KAYFETZ, BEN (1916–2002), Canadian Jewish public servant, journalist, broadcaster, human rights activist, Yiddishist. Kayfetz was born in Toronto's immigrant community. In 1939 he graduated from the University of Toronto with a B.A. in modern languages and, after a short stint as a high school teacher, he worked for the Canadian Wartime Information Board, then for the Canadian Control Commission in post-war Germany. After visiting Holocaust survivors in Displaced Person's Camps and attending the 1946 Zionist Conference in Basle, Kayfetz returned to Canada as director of public relations for the Canadian Jewish Congress (CJC). He worked in the Central Region CJC for the next 37 years, becoming director of the Joint Community Relations Committee in 1955 and executive director of the CJC Central Region in 1973. During that time he was involved with numerous issues, including international affairs, Soviet Jewry, Yiddish, kashrut and Israel advocacy. He retired in 1985, but continued to advise CJC leadership until his death in 2002.
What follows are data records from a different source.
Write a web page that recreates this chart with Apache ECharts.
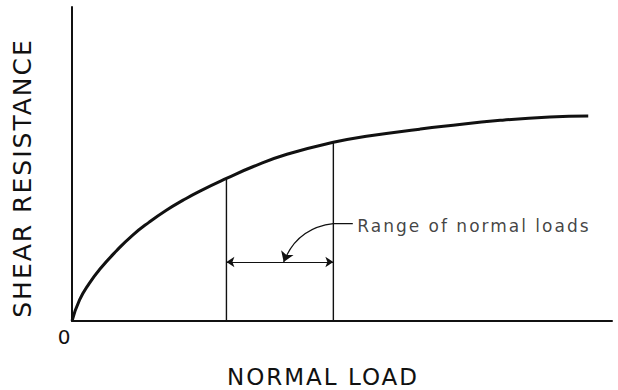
<!DOCTYPE html>
<html>
<head>
<meta charset="utf-8">
<script src="https://cdn.jsdelivr.net/npm/echarts@6/dist/echarts.min.js"></script>
<style>
  html, body { margin: 0; padding: 0; background: #fff; }
  #chart { width: 618px; height: 390px; }
  /* stencil-style lettering: widely spaced characters */
  #chart svg text { letter-spacing: 2px; }
</style>
</head>
<body>
<div id="chart"></div>
<script>
// Shear resistance versus normal load (relative units, 0-100 on both axes)
const normalLoad = [0, 1.4, 3.2, 5.1, 8.2, 11.2, 14.3, 17.4, 20.5, 23.6, 28.6, 33.6, 39.8, 48.4, 55.2, 64.4, 68.8, 79.3, 88.5, 95.6];
const shearResistance = [0, 6.7, 12.0, 16.4, 22.3, 27.3, 31.5, 35.2, 38.4, 41.3, 45.4, 49.2, 53.1, 56.9, 59.0, 61.1, 62.0, 63.9, 65.0, 65.3];

// Bounds of the range of normal loads and the curve height at each bound
const rangeBounds = [28.6, 48.4];
const rangeTops = [45.4, 56.9];
const dimensionLevel = 18.8;

// Leader: short straight run from the note, then a curve down to the dimension line
const noteAnchor = [52.0, 31.0];
const leaderBend = [48.4, 31.0];
const leaderTip = [39.2, 18.8];
const noteText = 'Range of normal loads';

const xTitle = 'NORMAL LOAD';
const yTitle = 'SHEAR RESISTANCE';
const originLabel = '0';

const ink = '#111';
const font = '"DejaVu Sans", sans-serif';

const chart = echarts.init(document.getElementById('chart'), null, { renderer: 'svg' });

const curve = normalLoad.map((x, i) => [x, shearResistance[i]]);

const boundSeries = rangeBounds.map((x, i) => ({
  type: 'line',
  data: [[x, 0], [x, rangeTops[i]]],
  symbol: 'none',
  lineStyle: { color: ink, width: 1.4 },
  z: 2,
  silent: true
}));

chart.setOption({
  animation: false,
  grid: { left: 72, right: 6, top: 7, bottom: 69 },
  xAxis: {
    type: 'value',
    min: 0, max: 100, interval: 100,
    axisLine: { lineStyle: { color: ink, width: 2 } },
    axisTick: { show: false },
    splitLine: { show: false },
    axisLabel: {
      formatter: v => (v === 0 ? originLabel : ''),
      color: ink, fontFamily: font, fontSize: 20,
      margin: 6, padding: [0, 14, 0, 0]
    }
  },
  yAxis: {
    type: 'value',
    min: 0, max: 100,
    axisLine: { show: true, lineStyle: { color: ink, width: 2 } },
    axisTick: { show: false },
    splitLine: { show: false },
    axisLabel: { show: false }
  },
  series: [
    {
      type: 'line',
      data: curve,
      smooth: true,
      symbol: 'none',
      lineStyle: { color: ink, width: 3 },
      z: 3,
      silent: true
    },
    ...boundSeries,
    {
      // double-headed dimension line between the bounds
      type: 'lines',
      coordinateSystem: 'cartesian2d',
      data: [{ coords: [[rangeBounds[0], dimensionLevel], [rangeBounds[1], dimensionLevel]] }],
      symbol: ['arrow', 'arrow'],
      symbolSize: 8,
      lineStyle: { color: ink, width: 1.2, opacity: 1 },
      silent: true
    },
    {
      // straight part of the leader
      type: 'line',
      data: [noteAnchor, leaderBend],
      symbol: 'none',
      lineStyle: { color: ink, width: 1.2 },
      silent: true
    },
    {
      // curved part of the leader ending in an arrow
      type: 'lines',
      coordinateSystem: 'cartesian2d',
      data: [{ coords: [leaderBend, leaderTip] }],
      symbol: ['none', 'arrow'],
      symbolSize: 10,
      lineStyle: { color: ink, width: 1.2, opacity: 1, curveness: -0.3 },
      silent: true
    },
    {
      // note text placed to the right of the leader's start
      type: 'scatter',
      data: [noteAnchor],
      symbolSize: 1,
      itemStyle: { color: 'rgba(0,0,0,0)' },
      label: {
        show: true,
        position: 'right',
        distance: 4,
        formatter: noteText,
        color: ink,
        fontFamily: font,
        fontSize: 17,
        offset: [0, 2]
      },
      z: 5,
      silent: true
    }
  ],
  graphic: [
    {
      type: 'text',
      x: 22, y: 178,
      rotation: Math.PI / 2,
      style: {
        text: yTitle, fill: ink, font: '25px ' + font,
        align: 'center', verticalAlign: 'middle',
        textAlign: 'center', textVerticalAlign: 'middle'
      }
    },
    {
      type: 'text',
      x: 323, y: 377,
      style: {
        text: xTitle, fill: ink, font: '23px ' + font,
        align: 'center', verticalAlign: 'middle',
        textAlign: 'center', textVerticalAlign: 'middle'
      }
    }
  ]
});
</script>
</body>
</html>
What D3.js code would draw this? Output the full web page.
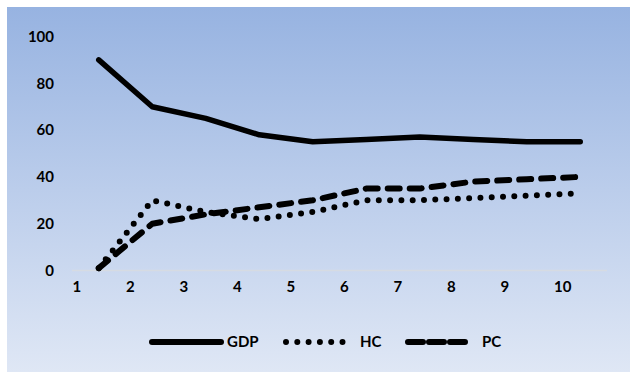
<!DOCTYPE html>
<html><head><meta charset="utf-8">
<script src="https://cdn.jsdelivr.net/npm/d3@7"></script>
<style>body{margin:0;background:#fff}svg{display:block}text{font-family:Lato,"Open Sans",sans-serif;font-weight:bold;fill:#000}</style>
</head><body>
<script>
const categories = ["1","2","3","4","5","6","7","8","9","10"];
const gdp = [90,70,65,58,55,56,57,56,55,55];
const hc  = [1,30,25,22,25,30,30,31,32,33];
const pc  = [1,20,24,27,30,35,35,38,39,40];
const yTicks = [0,20,40,60,80,100];
const seriesNames = ["GDP","HC","PC"];

const W=630,H=372;
const FS="15px";
const svg=d3.select("body").append("svg").attr("width",W).attr("height",H);
const defs=svg.append("defs");
const g=defs.append("linearGradient").attr("id","bg").attr("x1",0).attr("y1",0).attr("x2",0).attr("y2",1);
g.append("stop").attr("offset","0%").attr("stop-color","#97b3e1");
g.append("stop").attr("offset","100%").attr("stop-color","#dfe7f5");
svg.append("rect").attr("x",7).attr("y",7).attr("width",W-7).attr("height",H-7).attr("fill","url(#bg)");

const x=d3.scaleBand().domain(categories).range([72,607]);
const y=d3.scaleLinear().domain([0,100]).range([270.5,36.5]);

// zero gridline
svg.append("line").attr("x1",72).attr("x2",607).attr("y1",y(0)).attr("y2",y(0)).attr("stroke","#d6dbe2").attr("stroke-width",1.5);

// y axis
const ya=svg.append("g").attr("transform","translate(54,0)").call(d3.axisLeft(y).tickValues(yTicks).tickSize(0).tickPadding(0));
ya.select(".domain").remove();
ya.selectAll("text").style("font-size",FS).attr("text-anchor","end");

// x axis
const xa=svg.append("g").attr("transform",`translate(0,${y(0)+8})`).call(d3.axisBottom(x).tickSize(0).tickPadding(0));
xa.select(".domain").remove();
xa.selectAll("text").style("font-size",FS).attr("text-anchor","start").attr("x",-x.bandwidth()/2+0.5).attr("dy","0.9em");

const styles={GDP:{dash:null},HC:{dash:"0 11.3"},PC:{dash:"12 10"}};
const data={GDP:gdp,HC:hc,PC:pc};
const line=d3.line().x((d,i)=>x(categories[i])+x.bandwidth()/2).y(d=>y(d));
seriesNames.forEach(n=>{
  svg.append("path").datum(data[n]).attr("d",line).attr("fill","none").attr("stroke","#000")
    .attr("stroke-width",n==="GDP"?5.5:6).attr("stroke-linecap","round").attr("stroke-linejoin","round")
    .attr("stroke-dasharray",styles[n].dash);
});

// legend
const leg=[{n:"GDP",x1:152,x2:221,tx:227},{n:"HC",x1:286,x2:345,tx:360},{n:"PC",x1:408,x2:468,tx:482}];
const ly=342;
leg.forEach(l=>{
  svg.append("line").attr("x1",l.x1).attr("x2",l.x2).attr("y1",ly).attr("y2",ly).attr("stroke","#000")
   .attr("stroke-width",6).attr("stroke-linecap","round").attr("stroke-dasharray",l.n==="PC"?"15 6":styles[l.n].dash);
  svg.append("text").attr("x",l.tx).attr("y",ly).attr("dy","0.35em").style("font-size",FS).text(l.n);
});
</script>
</body></html>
Kayfetz is remembered for his important work advancing human rights in postwar Canada. He was instrumental in organizing successful campaigns for passage of legislation banning discrimination in employment and housing, removing nonsectarian teaching from Ontario public schools, and enactment of federal anti-hate legislation and legislation dealing with war crimes. He remained a backbone of the Canadian Jewish community's struggle against antisemites, Holocaust deniers, and racists, often organizing the secret infiltration of hate groups.
While Kayfetz insisted that he was not a professional historian, he had an encyclopedic knowledge of the Canadian Jewish community and the Toronto community in particular. He published many popular and scholarly articles on the Canadian Jewish community and freely shared his knowledge with scholars and students alike. Kayfetz was a founder and president of the Toronto Jewish Historical Society; he wrote Toronto Jewry 60 Years Ago and edited Canadian content entries in the first edition of Encyclopaedia Judaica. He was also a frequent contributor to the Globe and Mail, the Canadian Jewish Standard (under the pseudonym of Gershon B. Newman), The American Jewish Yearbook, The Jewish Chronicle of London, and the Jewish Telegraphic Agency. In his last years, he was a radio commentator in Toronto.
In 1985 Kayfetz was honored with membership in the Order of Canada in 1985 in recognition of his efforts in securing human rights.